Numa interessante roda de conversa entre Marisa Lajolo e Lilia Schwarz, realizada pela editora Companhia das Letras, as pesquisadoras debateram a exclusão da obra de Monteiro Lobato, proposta por alguns políticos militantes, conversa que também versou sobre o apagamento realizado pela mudança de termos da época e explicações em nota de rodapé, escolha de encaminhamento para os leitores que na visão das especialistas, fere os princípios de formação de cidadãos mais críticos e autênticos, algo tão preconizado pelos discursos contemporâneos das metodologias ativas de ensino e aprendizagem. Lajolo, num dos momentos, questiona se teremos, então, que transformar as personagens femininas submissas do século XIX, salvaguardas as comparações entre o machismo e o racismo no discurso da debatedora. Salvaguardas as devidas proporções, há alguns pontos coerentes na articulação de Lajolo.
Noutro momento, desta vez, para um editorial da Nova Escola, a especialista, agora sozinha, expôs as suas considerações sobre esse movimento de exclusão do escritor Monteiro Lobato, comportando-se um tanto diferente do evento para a Companhia das Letras. No intenso tribunal de acusações contra a postura literária do escritor, Lajolo, merecidamente reconhecida como uma especialista em estudos literários, em especial, por sua atuação no campo de produção infantojuvenil, se comporta como uma espécie de advogada de defesa do responsável por tantas obras, dentre elas, Caçadas de Pedrinho, alvo de maior destaque para o cancelamento mais recente do escritor, haja vista o tom altamente racista da publicação. Para a pesquisadora que é parte integrante do corpo docente da UNICAMP, Monteiro Lobato mudou a sua postura ao longo da vida e pelas cartas devidamente registradas em acervos, podemos acompanhar a sua evolução. Ademais, ele já chamava outros personagens dos seus livros de “macaco e macaca”, não apenas Tia Anastácia. A sua defesa em relação ao movimento eugênico da época, também, deve ser refletida diacronicamente, com base na linha de pensamento da época.
Como professor de literatura, reforço que o disfarce com a mudança de termos nas edições mais atuais de alguns livros do autor promove um equívoco na formação do leitor, haja vista a necessidade de estabelecimento de estratégias que fomentem o senso crítico. O que é preciso fazer, neste caso, não é promover o cancelamento efetivo da figura de Monteiro Lobato, tornando a sua existência nula, sem sentido, suprimida e negada em nossa rica história literária. Tudo bem que a figura supostamente simpática que tínhamos na época escolar, a alegria diante das homenagens do criador do Sítio do Pica-Pau Amarelo e das peripécias de Emília em tantas outras trajetórias literárias, neste momento, deve ser cautelosa. O criador deste universo de beleza, transformado em série televisiva marcante para numerosas gerações, precisa sim ser levado ao tribunal das problematizações contemporâneas, mas jamais esquecido e apagado.
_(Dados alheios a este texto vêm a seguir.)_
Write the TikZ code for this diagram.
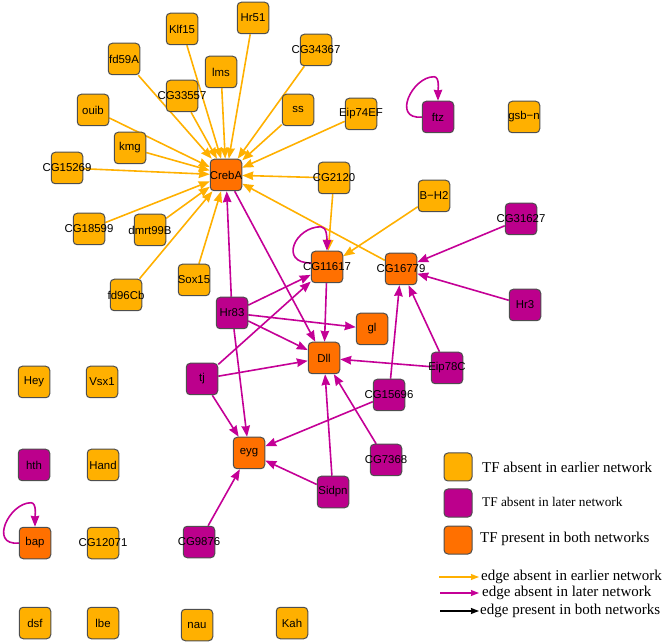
\documentclass[tikz,border=0pt]{standalone}
\usepackage{fontspec}
\setmainfont{Liberation Serif}
\newfontfamily\nodefont{Liberation Sans}
\usetikzlibrary{arrows.meta}
\pgfdeclarelayer{bg}
\pgfsetlayers{bg,main}
\definecolor{cy}{RGB}{255,176,0}
\definecolor{cp}{RGB}{188,0,140}
\definecolor{co}{RGB}{255,112,0}
\definecolor{bd}{RGB}{78,78,78}
\definecolor{ey}{RGB}{255,176,0}
\definecolor{em}{RGB}{196,0,150}
\newcommand{\lb}[1]{\makebox[0pt]{#1}}
\begin{document}
\begin{tikzpicture}[x=1pt,y=-1pt,
  tf/.style={draw=bd,line width=1pt,rounded corners=4pt,minimum size=31.5pt,inner sep=0pt,
    font=\nodefont\fontsize{11.4}{12}\selectfont},
  tfy/.style={tf,fill=cy}, tfp/.style={tf,fill=cp}, tfo/.style={tf,fill=co},
  lgbox/.style={minimum size=28pt},
  tip/.style={-{Stealth[length=11pt,width=8.5pt,inset=0.8pt]}},
  ltip/.style={-{Stealth[length=8pt,width=6pt,inset=0.6pt]}},
  yedge/.style={draw=ey,line width=1.6pt,tip},
  medge/.style={draw=em,line width=1.6pt,tip},
  kedge/.style={draw=black,line width=1.6pt,tip},
  ltext/.style={anchor=west,inner sep=0pt,font=\fontsize{15}{17}\selectfont}]
\useasboundingbox (0,0) rectangle (662,644);

% nodes
\node[tfy] (klf15) at (182,29) {\lb{Klf15}};
\node[tfy] (hr51) at (253,18) {\lb{Hr51}};
\node[tfy] (fd59a) at (124,59) {\lb{fd59A}};
\node[tfy] (lms) at (221,72) {\lb{lms}};
\node[tfy] (cg34367) at (316,50) {\lb{CG34367}};
\node[tfy] (cg33557) at (182,96) {\lb{CG33557}};
\node[tfy] (ouib) at (93,110) {\lb{ouib}};
\node[tfy] (ss) at (298,110) {\lb{ss}};
\node[tfy] (eip74ef) at (361,114) {\lb{Eip74EF}};
\node[tfp] (ftz) at (438,117) {\lb{ftz}};
\node[tfy] (gsbn) at (524,117) {\lb{gsb−n}};
\node[tfy] (kmg) at (130,148) {\lb{kmg}};
\node[tfy] (cg15269) at (67,168) {\lb{CG15269}};
\node[tfo] (creba) at (226,175) {\lb{CrebA}};
\node[tfy] (cg2120) at (334,178) {\lb{CG2120}};
\node[tfy] (bh2) at (434,196) {\lb{B−H2}};
\node[tfy] (cg18599) at (89,229) {\lb{CG18599}};
\node[tfy] (dmrt99b) at (150,230) {\lb{dmrt99B}};
\node[tfp] (cg31627) at (521,219) {\lb{CG31627}};
\node[tfo] (cg11617) at (327,267) {\lb{CG11617}};
\node[tfo] (cg16779) at (401,269) {\lb{CG16779}};
\node[tfy] (sox15) at (194,280) {\lb{Sox15}};
\node[tfy] (fd96cb) at (126,295) {\lb{fd96Cb}};
\node[tfp] (hr3) at (525,305) {\lb{Hr3}};
\node[tfp] (hr83) at (232,313) {\lb{Hr83}};
\node[tfo] (gl) at (372,329) {\lb{gl}};
\node[tfo] (dll) at (324,358) {\lb{Dll}};
\node[tfp] (eip78c) at (447,368) {\lb{Eip78C}};
\node[tfp] (tj) at (202,379) {\lb{tj}};
\node[tfy] (hey) at (34,382) {\lb{Hey}};
\node[tfy] (vsx1) at (102,382) {\lb{Vsx1}};
\node[tfp] (cg15696) at (389,395) {\lb{CG15696}};
\node[tfo] (eyg) at (249,453) {\lb{eyg}};
\node[tfp] (cg7368) at (386,460) {\lb{CG7368}};
\node[tfp] (hth) at (34,465) {\lb{hth}};
\node[tfy] (hand) at (103,465) {\lb{Hand}};
\node[tfp] (sidpn) at (333,492) {\lb{Sidpn}};
\node[tfo] (bap) at (35,543) {\lb{bap}};
\node[tfy] (cg12071) at (103,543) {\lb{CG12071}};
\node[tfp] (cg9876) at (199,542) {\lb{CG9876}};
\node[tfy] (dsf) at (35,623) {\lb{dsf}};
\node[tfy] (lbe) at (103,623) {\lb{lbe}};
\node[tfy] (nau) at (197,625) {\lb{nau}};
\node[tfy] (kah) at (292,623) {\lb{Kah}};

% edges
\begin{pgfonlayer}{bg}
\foreach \s in {klf15,hr51,fd59a,lms,cg34367,cg33557,ouib,ss,eip74ef,kmg,cg15269,cg2120,cg18599,dmrt99b,fd96cb,sox15,cg16779}
  \draw[yedge] (\s) -- (creba);
\draw[yedge] (cg2120) -- (cg11617);
\draw[yedge] (bh2) -- (cg11617);

\draw[medge] (hr83) -- (creba);
\draw[medge] (creba) -- (dll);
\draw[medge] (hr83) -- (cg11617);
\draw[medge] (tj) -- (cg11617);
\draw[medge] (hr83) -- (gl);
\draw[medge] (hr83) -- (dll);
\draw[medge] (tj) -- (dll);
\draw[medge] (cg11617) -- (dll);
\draw[medge] (hr83) -- (eyg);
\draw[medge] (tj) -- (eyg);
\draw[medge] (cg15696) -- (eyg);
\draw[medge] (cg15696) -- (cg16779);
\draw[medge] (eip78c) -- (cg16779);
\draw[medge] (eip78c) -- (dll);
\draw[medge] (cg31627) -- (cg16779);
\draw[medge] (hr3) -- (cg16779);
\draw[medge] (sidpn) -- (dll);
\draw[medge] (cg7368) -- (dll);
\draw[medge] (sidpn) -- (eyg);
\draw[medge] (cg9876) -- (eyg);

% self loops
\draw[medge] ([yshift=4pt]cg11617.west) .. controls +(-32,0) and +(-26,0) .. ([yshift=24pt,xshift=-6pt]cg11617.north)
  .. controls +(6,0) and +(0,-12) .. (cg11617.north);
\draw[medge] (ftz.west) .. controls +(-30,3) and +(-22,0) .. ([yshift=24pt,xshift=-4pt]ftz.north)
  .. controls +(6,0) and +(0,-10) .. (ftz.north);
\draw[medge] (bap.west) .. controls +(-30,3) and +(-22,0) .. ([yshift=24pt,xshift=-4pt]bap.north)
  .. controls +(6,0) and +(0,-10) .. (bap.north);
\end{pgfonlayer}

% legend
\node[tfy,lgbox] (lg1) at (458,467) {};
\node[tfp,lgbox] (lg2) at (458,503) {};
\node[tfo,lgbox] (lg3) at (458,540) {};
\node[ltext] (lt1) at (482,467) {TF absent in earlier network};
\node[ltext,font=\fontsize{13.3}{15}\selectfont] (lt2) at (482,502) {TF absent in later network};
\node[ltext] (lt3) at (480,539) {TF present in both networks};
\coordinate (la1) at (439,577);
\coordinate (la2) at (440,593);
\coordinate (la3) at (440,611);
\node[ltext] (le1) at (481,577) {edge absent in earlier network};
\node[ltext] (le2) at (482,593) {edge absent in later network};
\node[ltext] (le3) at (480,611) {edge present in both networks};
\draw[yedge,ltip,line width=1.4pt,shorten >=2pt] (la1) -- (le1.west);
\draw[medge,ltip,line width=1.4pt,shorten >=3pt] (la2) -- (le2.west);
\draw[kedge,ltip,line width=1.4pt,shorten >=1pt] (la3) -- (le3.west);
\end{tikzpicture}
\end{document}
Ao contrário, Lobato deve continuar em seu lugar de agente de discurso do que a história literária chamou de pré-modernismo, época conhecida pela organização da cultura para o que viria a ser, posteriormente, o modernismo, período com fases diversas e ebulição intelectualidade e na produção artística brasileira, em especial, nas artes plásticas. O ato de ler Monteiro Lobato não deve ser algo excludente no percurso dos jovens estudantes em formação de caráter e identidade. É preciso investir na preparação dos professores, na inclusão de prefácios e posfácios para filosofar junto ao leitor, sobre a obra a ser lida, mas nunca apagar os rastros, pois nesta perspectiva, deixaríamos de compreender o que de alguma forma, ficaria latente numa superfície frágil, a curiosidade humana, pronta a descer para o convés da obra de Monteiro Lobato a qualquer momento. Desta forma, creio que não devamos cancelar o autor, mas tornar a sua produção literária um tema de problematizações. E você, leitor, o que acha?